If your ideas were realised, what would happen to the children of workers who show unusual intelligence or ability? To train them up to their full potential, you'd have to sever them from their families, their friends and worker communities. The same thing would also have to be done to children of the elite who aren't as clever or capable as their parents. Plato foresaw this in the Republic, where he proposed a similar division of society into occupational castes; in his ideal state, where each was trained and indoctrinated to make the best of their talents and capabilities, children were to be taken from their parents at an early age, to be raised and educated by the state.

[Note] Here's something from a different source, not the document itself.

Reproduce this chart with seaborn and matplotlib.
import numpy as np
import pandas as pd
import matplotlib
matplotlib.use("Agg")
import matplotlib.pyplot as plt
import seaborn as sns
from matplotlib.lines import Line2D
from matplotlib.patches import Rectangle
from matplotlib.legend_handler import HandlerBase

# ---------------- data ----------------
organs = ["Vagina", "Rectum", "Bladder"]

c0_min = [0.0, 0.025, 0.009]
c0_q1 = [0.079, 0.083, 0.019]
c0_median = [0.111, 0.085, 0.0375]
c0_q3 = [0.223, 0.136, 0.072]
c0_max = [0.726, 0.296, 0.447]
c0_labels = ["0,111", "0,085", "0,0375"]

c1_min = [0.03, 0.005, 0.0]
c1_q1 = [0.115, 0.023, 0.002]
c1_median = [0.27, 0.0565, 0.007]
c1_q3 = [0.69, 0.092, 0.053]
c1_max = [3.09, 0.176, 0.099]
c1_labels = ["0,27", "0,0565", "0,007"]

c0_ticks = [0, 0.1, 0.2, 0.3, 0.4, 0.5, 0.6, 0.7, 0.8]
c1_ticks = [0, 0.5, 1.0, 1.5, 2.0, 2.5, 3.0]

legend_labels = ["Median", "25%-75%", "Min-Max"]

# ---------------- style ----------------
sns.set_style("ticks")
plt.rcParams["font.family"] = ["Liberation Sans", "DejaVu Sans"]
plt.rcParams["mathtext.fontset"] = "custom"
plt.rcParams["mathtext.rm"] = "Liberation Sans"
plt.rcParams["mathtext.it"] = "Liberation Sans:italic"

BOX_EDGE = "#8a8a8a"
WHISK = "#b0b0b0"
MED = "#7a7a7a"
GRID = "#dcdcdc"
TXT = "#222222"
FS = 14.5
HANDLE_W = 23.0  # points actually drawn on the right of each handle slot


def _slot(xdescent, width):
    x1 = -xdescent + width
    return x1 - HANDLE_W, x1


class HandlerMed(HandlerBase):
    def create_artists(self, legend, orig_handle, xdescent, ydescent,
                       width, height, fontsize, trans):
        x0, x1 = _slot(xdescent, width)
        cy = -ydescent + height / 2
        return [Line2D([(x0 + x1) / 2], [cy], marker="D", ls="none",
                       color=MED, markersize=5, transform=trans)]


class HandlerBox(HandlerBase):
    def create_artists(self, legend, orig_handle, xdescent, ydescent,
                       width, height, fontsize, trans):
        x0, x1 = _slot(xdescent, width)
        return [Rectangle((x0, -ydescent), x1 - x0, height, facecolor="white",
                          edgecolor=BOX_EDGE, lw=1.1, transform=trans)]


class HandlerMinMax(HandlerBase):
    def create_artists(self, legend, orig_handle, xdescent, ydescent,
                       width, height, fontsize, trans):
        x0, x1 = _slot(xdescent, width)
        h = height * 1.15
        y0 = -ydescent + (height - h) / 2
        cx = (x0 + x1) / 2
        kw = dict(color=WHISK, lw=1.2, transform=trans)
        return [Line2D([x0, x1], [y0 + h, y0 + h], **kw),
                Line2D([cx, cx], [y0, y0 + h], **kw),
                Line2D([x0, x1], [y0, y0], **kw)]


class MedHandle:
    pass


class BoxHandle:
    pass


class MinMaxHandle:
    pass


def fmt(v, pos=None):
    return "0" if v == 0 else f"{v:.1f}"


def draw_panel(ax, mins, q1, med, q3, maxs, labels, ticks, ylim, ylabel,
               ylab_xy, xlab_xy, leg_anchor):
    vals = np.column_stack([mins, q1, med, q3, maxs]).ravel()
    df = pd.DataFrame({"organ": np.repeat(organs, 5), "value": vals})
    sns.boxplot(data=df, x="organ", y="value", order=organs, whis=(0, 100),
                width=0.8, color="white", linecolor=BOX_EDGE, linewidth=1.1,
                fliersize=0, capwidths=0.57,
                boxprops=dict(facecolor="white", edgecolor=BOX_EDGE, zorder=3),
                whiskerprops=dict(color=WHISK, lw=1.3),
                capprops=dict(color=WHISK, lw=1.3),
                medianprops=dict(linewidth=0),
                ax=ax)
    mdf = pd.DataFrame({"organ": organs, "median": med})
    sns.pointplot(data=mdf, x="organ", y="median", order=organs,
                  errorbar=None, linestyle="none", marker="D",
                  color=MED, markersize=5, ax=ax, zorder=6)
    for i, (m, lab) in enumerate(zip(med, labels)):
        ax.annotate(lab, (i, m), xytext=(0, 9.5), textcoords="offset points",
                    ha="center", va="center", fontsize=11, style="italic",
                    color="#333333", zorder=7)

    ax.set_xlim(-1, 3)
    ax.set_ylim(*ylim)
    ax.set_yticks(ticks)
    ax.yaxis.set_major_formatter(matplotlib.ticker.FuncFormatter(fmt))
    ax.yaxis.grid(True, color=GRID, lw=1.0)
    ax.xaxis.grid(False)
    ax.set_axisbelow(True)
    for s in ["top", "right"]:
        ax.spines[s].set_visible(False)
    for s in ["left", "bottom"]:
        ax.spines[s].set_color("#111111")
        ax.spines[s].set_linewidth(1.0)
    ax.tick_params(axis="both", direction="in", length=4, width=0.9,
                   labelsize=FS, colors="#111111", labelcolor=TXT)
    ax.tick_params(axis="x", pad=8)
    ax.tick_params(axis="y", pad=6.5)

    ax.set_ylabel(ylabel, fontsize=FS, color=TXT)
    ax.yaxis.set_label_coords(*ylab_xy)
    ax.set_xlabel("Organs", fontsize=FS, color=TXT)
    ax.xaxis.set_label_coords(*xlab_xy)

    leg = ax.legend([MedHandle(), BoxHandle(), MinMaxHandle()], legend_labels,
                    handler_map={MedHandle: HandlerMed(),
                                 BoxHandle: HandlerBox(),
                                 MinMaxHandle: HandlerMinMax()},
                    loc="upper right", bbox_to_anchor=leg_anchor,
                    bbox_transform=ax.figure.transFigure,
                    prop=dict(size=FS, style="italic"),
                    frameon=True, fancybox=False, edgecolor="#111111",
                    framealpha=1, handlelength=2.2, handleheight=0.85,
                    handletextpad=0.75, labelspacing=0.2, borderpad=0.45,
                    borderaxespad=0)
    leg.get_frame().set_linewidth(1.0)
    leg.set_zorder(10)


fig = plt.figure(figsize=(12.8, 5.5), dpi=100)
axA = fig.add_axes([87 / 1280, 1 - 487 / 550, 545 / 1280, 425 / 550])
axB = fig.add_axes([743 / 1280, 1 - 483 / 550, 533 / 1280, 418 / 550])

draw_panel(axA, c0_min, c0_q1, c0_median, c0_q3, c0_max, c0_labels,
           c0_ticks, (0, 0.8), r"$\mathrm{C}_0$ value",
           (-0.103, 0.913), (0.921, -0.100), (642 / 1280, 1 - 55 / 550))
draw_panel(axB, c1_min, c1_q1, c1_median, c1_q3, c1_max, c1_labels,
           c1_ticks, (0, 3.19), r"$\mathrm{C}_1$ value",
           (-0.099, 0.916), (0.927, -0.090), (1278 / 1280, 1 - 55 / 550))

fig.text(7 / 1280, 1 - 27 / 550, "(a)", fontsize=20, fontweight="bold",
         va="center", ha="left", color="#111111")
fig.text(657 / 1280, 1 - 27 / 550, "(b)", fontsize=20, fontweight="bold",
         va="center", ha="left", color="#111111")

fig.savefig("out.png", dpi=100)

This is not social Darwinism, by the way. According to that model, individuals and families must manage as best they can. There is no public education or healthcare, no state support for the poor and disadvantaged. Cripples, idiots and the mad would be shunned; no attempt would be made to help them survive since they might then breed and pass on their disabilities to another generation. People with incurable diseases would not be treated at hospitals. There would be no attempt at levelling playing fields or providing equality of opportunity. People would have to take what they could get. It's a terrifying, Hobbesian vision, which perhaps the Nazis came closest of all to realising. But even among the Nazis, there was a privileged caste ('good Germans', particularly those of 'Aryan' appearance) who were favoured by the state. Not even Hitler had the balls to take Social Darwinism to the limit.

posted on Dec, 30 2013 @ 12:59 PM
reply to post by Astyanax

It was a bit off topic but when I was reading you're post It made a lot of sense to me. Maybe I should of Thought more then commented.

posted on Dec, 30 2013 @ 03:01 PM
reply to post by Astyanax

Your post describes exactly the status of our society today. People arent that free to try their hand at everything, yes big muscled men can become scientists and mathematicians, but its not likely you will see scrawny nerds physically doing large construction projects or working on oil rigs. If people of the working blue collar class has a child with exceptional intelligence, yes they are usually severed from their family, its called college, and its expensive. There is already and has always really been caste and/or class systems.
edit on 30-12-2013 by ImaFungi because: (no reason given)

posted on Dec, 30 2013 @ 08:47 PM
reply to post by ImaFungi

If people of the working blue collar class has a child with exceptional intelligence, yes they are usually severed from their family, its called college, and its expensive.

In the Republic, children were taken from their children at the age of seven. Plato's proposal was probably inspired by the education of the Spartan ruling class. In Sparta, male citizens were separated from their families in infancy and subjected to an unbelievably harsh and brutal 'education' at the hands of the state. Brutality aside, this is what would be needed to make Bluesma's suggestion workable.

Spartan education

Being separated from your parents at age 18 is not the same thing at all. On the contrary, it's part of the typical developmental model in many social species, including humans; young adults move away from home, often to new communities or to found fresh ones. Adolescents need be separated from their parents; otherwise all sorts of trouble breaks out.

There is already and has always really been caste and/or class systems.

The terms are not interchangeable. You can move out of your class; it happens all the time. Caste is for life.

edit on 30/12/13 by Astyanax because: of class mobility.